Jim has ten tiles with a different digit on each of them.

He discovers that he can use the tiles to make a lot of nine-digit numbers that are divisible by nine.

How many can he make?

This problem investigates numbers with a given factor. Students must first be able to identify the property of a number to determine its factors. For example: A number is divisible by 9 if the sum of its digits is divisible by 9. The same test holds for divisibility by 3. Students must then apply a systematic approach to count in an efficient manner all the numbers with this property, ensuring that none has been missed.

Related problems include: Ten Tiles I and Ten Tiles III.

Note: At The Movies, (Level 3) may be a useful starting place for this problem.

### The Problem

Jim has ten tiles with a different digit on each of them.

He discovers that he can use the tiles to make a lot of nine-digit numbers that are divisible by nine.

How many can he make?

### Teaching sequence

- Use a classroom discussion to revise the idea of factors and how you can identify numbers that have given factors.
*What are the factors of 24? 36?*

How do you know if a number is divisible by 2? 10? 5? 3? - Pose the problem and ask:
*Can you give me a number that is divisble by 9?*

Can you give me a nine-digit number that is divisible by 9?
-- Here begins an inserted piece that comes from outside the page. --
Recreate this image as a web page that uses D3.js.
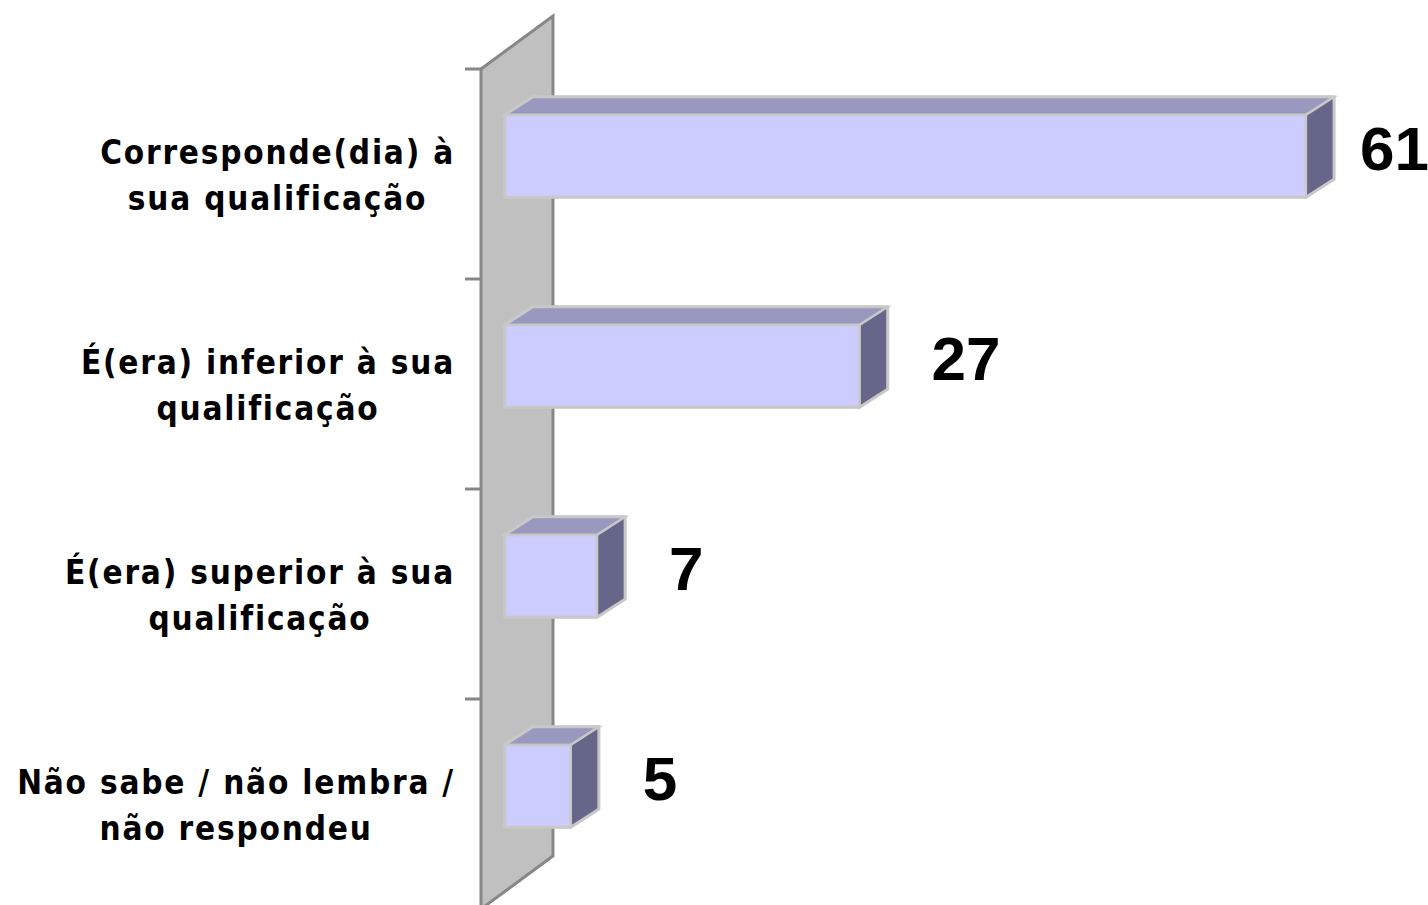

How about a nine-digit number that contains each of 0, 1, 2, 3, 4, 5, 6, 7, 8, 9? - As students work on the problem, if any has trouble getting started ask:
*How many numbers can you make using just one 0, 1 and 2, that are divisible by 9?*

How about if we use 0, 1, 2, 3 just once each? How many then?

Can you see a pattern here? - As solutions emerge, share and discuss as a class how they solved the problem.

As appropriate, encourage students to try the Extension problem. - Have the students to write up their answers.

#### Extension

Josey uses Jim’s tiles to make a lot of three-digit numbers that are divisible by three. How many can she make?

### Solution

Nine-digit numbers divisible by nine: The rule is that the sum of the digits has to be divisible by 9. If 0 is not used then we use the digits 1, 2, 3, 4, 5, 6, 7, 8, 9 and these add to 45. Any number using these nine digits is divisible by 9. There are 9 x 8 x 7 x 6 x 5 x 4 x 3 x 2 x 1 = 362880.

If 0 is used then the other digits than may be used are 1, 2, 3, 4, 5, 6, 7 and 8. Since 0 can’t be used in the left hand most position, there are 8 x 8 x 7 x 6 x 5 x 4 x 3 x 2 x 1 = 322560 such numbers. Hence we have 685440 altogether.

#### Solution to the extension

Three-digit numbers divisible by three: With divisibility by three, the sum of the digits is divisible by three. So we need to find all numbers abc where a + b + c is a number divisible by 3. Since we are limited to the numbers 3, 6, 9, 12, 15, 18, 21 and 24. Now if none of a, b or c is 0, then we get 6 numbers for each sum (abc, acb, bac, bca, cab, cba). If one of a, b or c is 0, then we only get four numbers (ab0, a0b, ba0, b0a).

The sums have to be listed systematically. We show these in the table below along with the number of numbers that we get for each possibility. There are 158 three-digit numbers that are divisible by three altogether.

a + b + c | No zero | Number of numbers | One 0 | Number of numbers |

3 | 0,1,2 | 4 | ||

6 | 1,2,3 | 6 | 0,1,5 0,2,4 | 8 |

9 | 1,2,6 1,3,5 2,3,4 | 18 | 0,1,8 0,2,7 0,3,6 0,4,5 | 16 |

12 | 1,2,9 1,3,8 1,4,7 1,5,6 2,3,7 2,4,6 3,4,5 | 42 | 0,3,9 0,4,8 0,5,7 | 12 |

15 | 1,5,9 1,6,8 2,4,9, 2,5,8 2,6,7 3,4,8, 3,5,7 4,5,6 | 48 | 0,6,9 0,7,8 | 8 |

18 | 1,8,9 2,7,9 3,6,9 3,7,8 4,5,9 4,6,8 5,6,7 | 42 | ||

21 | 4,8,9 5,7,9 6,7,8 | 18 | ||

24 | 7,8,9 | 6 | ||

Total of numbers divisible by three | 180 | 48 |